### What you are asked to do
Leaving the pictures aside, transcribe every line below exactly.

### Dataset section
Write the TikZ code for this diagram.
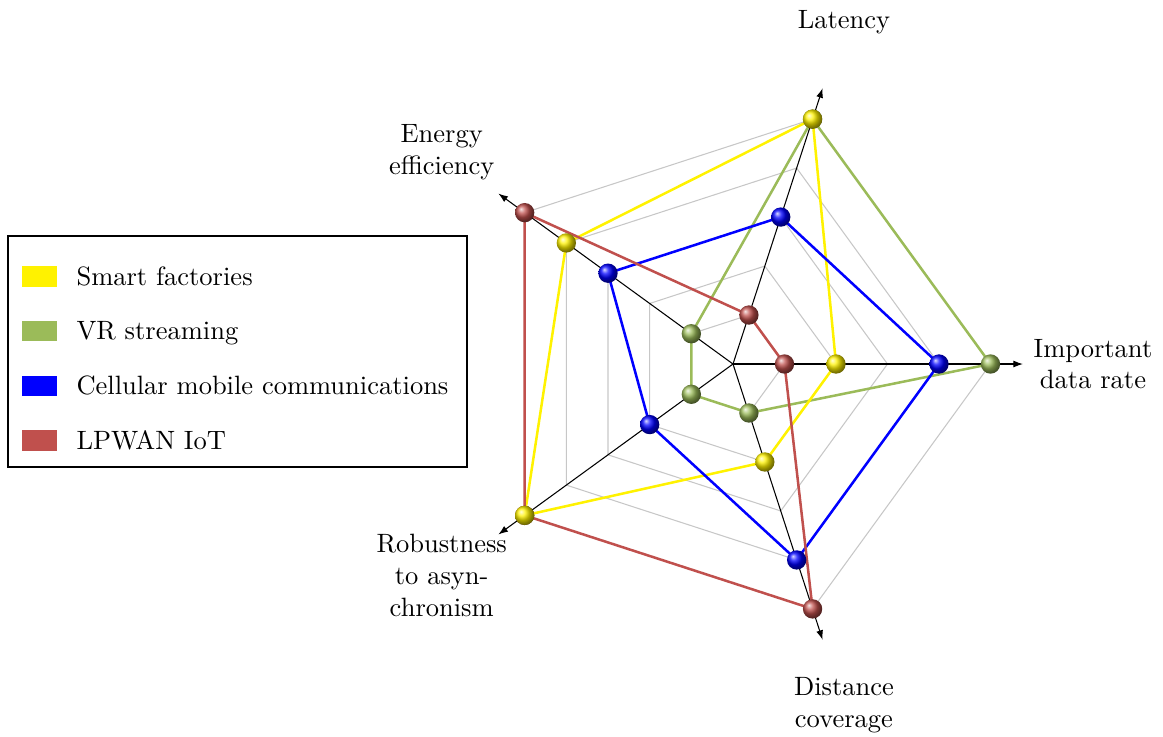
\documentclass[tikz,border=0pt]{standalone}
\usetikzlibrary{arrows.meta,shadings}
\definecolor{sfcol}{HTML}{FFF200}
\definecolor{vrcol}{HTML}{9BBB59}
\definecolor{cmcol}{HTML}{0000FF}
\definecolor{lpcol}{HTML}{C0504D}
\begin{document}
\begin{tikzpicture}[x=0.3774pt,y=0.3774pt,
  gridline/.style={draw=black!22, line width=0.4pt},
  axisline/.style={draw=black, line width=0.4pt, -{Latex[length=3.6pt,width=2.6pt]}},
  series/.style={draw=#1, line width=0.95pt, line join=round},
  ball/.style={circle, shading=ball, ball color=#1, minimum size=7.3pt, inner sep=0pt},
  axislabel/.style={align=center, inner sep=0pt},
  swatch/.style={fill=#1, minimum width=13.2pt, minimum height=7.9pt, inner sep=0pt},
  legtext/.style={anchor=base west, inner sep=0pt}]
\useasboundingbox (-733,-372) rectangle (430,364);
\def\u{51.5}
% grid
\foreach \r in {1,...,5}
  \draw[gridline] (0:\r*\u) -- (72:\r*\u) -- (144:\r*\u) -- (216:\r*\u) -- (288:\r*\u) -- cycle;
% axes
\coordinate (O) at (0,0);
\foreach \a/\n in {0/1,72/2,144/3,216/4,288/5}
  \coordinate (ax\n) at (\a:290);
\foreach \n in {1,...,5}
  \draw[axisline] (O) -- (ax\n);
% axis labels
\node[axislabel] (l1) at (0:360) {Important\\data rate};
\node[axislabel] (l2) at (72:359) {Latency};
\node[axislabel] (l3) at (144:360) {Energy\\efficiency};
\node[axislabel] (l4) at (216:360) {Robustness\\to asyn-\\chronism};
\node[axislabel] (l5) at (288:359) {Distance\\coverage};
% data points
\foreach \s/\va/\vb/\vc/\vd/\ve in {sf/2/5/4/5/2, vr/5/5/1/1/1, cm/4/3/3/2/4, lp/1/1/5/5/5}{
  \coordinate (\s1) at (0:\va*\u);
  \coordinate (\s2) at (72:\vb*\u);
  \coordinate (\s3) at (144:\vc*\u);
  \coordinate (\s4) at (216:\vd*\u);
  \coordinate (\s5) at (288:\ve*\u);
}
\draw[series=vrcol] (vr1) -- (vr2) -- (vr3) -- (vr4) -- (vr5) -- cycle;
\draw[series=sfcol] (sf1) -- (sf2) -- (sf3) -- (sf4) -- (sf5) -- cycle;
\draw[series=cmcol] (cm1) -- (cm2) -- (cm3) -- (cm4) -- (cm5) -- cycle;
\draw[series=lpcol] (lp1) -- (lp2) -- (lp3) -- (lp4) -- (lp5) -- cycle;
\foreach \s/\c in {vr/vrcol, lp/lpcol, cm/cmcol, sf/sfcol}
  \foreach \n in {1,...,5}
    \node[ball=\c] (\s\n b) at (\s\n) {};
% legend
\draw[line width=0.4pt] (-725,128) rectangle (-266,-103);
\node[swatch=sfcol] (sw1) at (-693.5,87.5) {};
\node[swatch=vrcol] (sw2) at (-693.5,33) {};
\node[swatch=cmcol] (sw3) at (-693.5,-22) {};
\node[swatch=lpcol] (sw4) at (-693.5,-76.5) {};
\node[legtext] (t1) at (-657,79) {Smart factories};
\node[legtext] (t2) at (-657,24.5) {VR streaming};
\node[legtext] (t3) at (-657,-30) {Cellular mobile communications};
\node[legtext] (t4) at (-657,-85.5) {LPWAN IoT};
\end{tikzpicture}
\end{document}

### Exercise response
Write the TikZ code for this diagram.
\documentclass[tikz,border=0pt]{standalone}
\usetikzlibrary{arrows.meta,shadings}
\definecolor{sfcol}{HTML}{FFF200}
\definecolor{vrcol}{HTML}{9BBB59}
\definecolor{cmcol}{HTML}{0000FF}
\definecolor{lpcol}{HTML}{C0504D}
\begin{document}
\begin{tikzpicture}[x=0.3774pt,y=0.3774pt,
  gridline/.style={draw=black!22, line width=0.4pt},
  axisline/.style={draw=black, line width=0.4pt, -{Latex[length=3.6pt,width=2.6pt]}},
  series/.style={draw=#1, line width=0.95pt, line join=round},
  ball/.style={circle, shading=ball, ball color=#1, minimum size=7.3pt, inner sep=0pt},
  axislabel/.style={align=center, inner sep=0pt},
  swatch/.style={fill=#1, minimum width=13.2pt, minimum height=7.9pt, inner sep=0pt},
  legtext/.style={anchor=base west, inner sep=0pt}]
\useasboundingbox (-733,-372) rectangle (430,364);
\def\u{51.5}
% grid
\foreach \r in {1,...,5}
  \draw[gridline] (0:\r*\u) -- (72:\r*\u) -- (144:\r*\u) -- (216:\r*\u) -- (288:\r*\u) -- cycle;
% axes
\coordinate (O) at (0,0);
\foreach \a/\n in {0/1,72/2,144/3,216/4,288/5}
  \coordinate (ax\n) at (\a:290);
\foreach \n in {1,...,5}
  \draw[axisline] (O) -- (ax\n);
% axis labels
\node[axislabel] (l1) at (0:360) {Important\\data rate};
\node[axislabel] (l2) at (72:359) {Latency};
\node[axislabel] (l3) at (144:360) {Energy\\efficiency};
\node[axislabel] (l4) at (216:360) {Robustness\\to asyn-\\chronism};
\node[axislabel] (l5) at (288:359) {Distance\\coverage};
% data points
\foreach \s/\va/\vb/\vc/\vd/\ve in {sf/2/5/4/5/2, vr/5/5/1/1/1, cm/4/3/3/2/4, lp/1/1/5/5/5}{
  \coordinate (\s1) at (0:\va*\u);
  \coordinate (\s2) at (72:\vb*\u);
  \coordinate (\s3) at (144:\vc*\u);
  \coordinate (\s4) at (216:\vd*\u);
  \coordinate (\s5) at (288:\ve*\u);
}
\draw[series=vrcol] (vr1) -- (vr2) -- (vr3) -- (vr4) -- (vr5) -- cycle;
\draw[series=sfcol] (sf1) -- (sf2) -- (sf3) -- (sf4) -- (sf5) -- cycle;
\draw[series=cmcol] (cm1) -- (cm2) -- (cm3) -- (cm4) -- (cm5) -- cycle;
\draw[series=lpcol] (lp1) -- (lp2) -- (lp3) -- (lp4) -- (lp5) -- cycle;
\foreach \s/\c in {vr/vrcol, lp/lpcol, cm/cmcol, sf/sfcol}
  \foreach \n in {1,...,5}
    \node[ball=\c] (\s\n b) at (\s\n) {};
% legend
\draw[line width=0.4pt] (-725,128) rectangle (-266,-103);
\node[swatch=sfcol] (sw1) at (-693.5,87.5) {};
\node[swatch=vrcol] (sw2) at (-693.5,33) {};
\node[swatch=cmcol] (sw3) at (-693.5,-22) {};
\node[swatch=lpcol] (sw4) at (-693.5,-76.5) {};
\node[legtext] (t1) at (-657,79) {Smart factories};
\node[legtext] (t2) at (-657,24.5) {VR streaming};
\node[legtext] (t3) at (-657,-30) {Cellular mobile communications};
\node[legtext] (t4) at (-657,-85.5) {LPWAN IoT};
\end{tikzpicture}
\end{document}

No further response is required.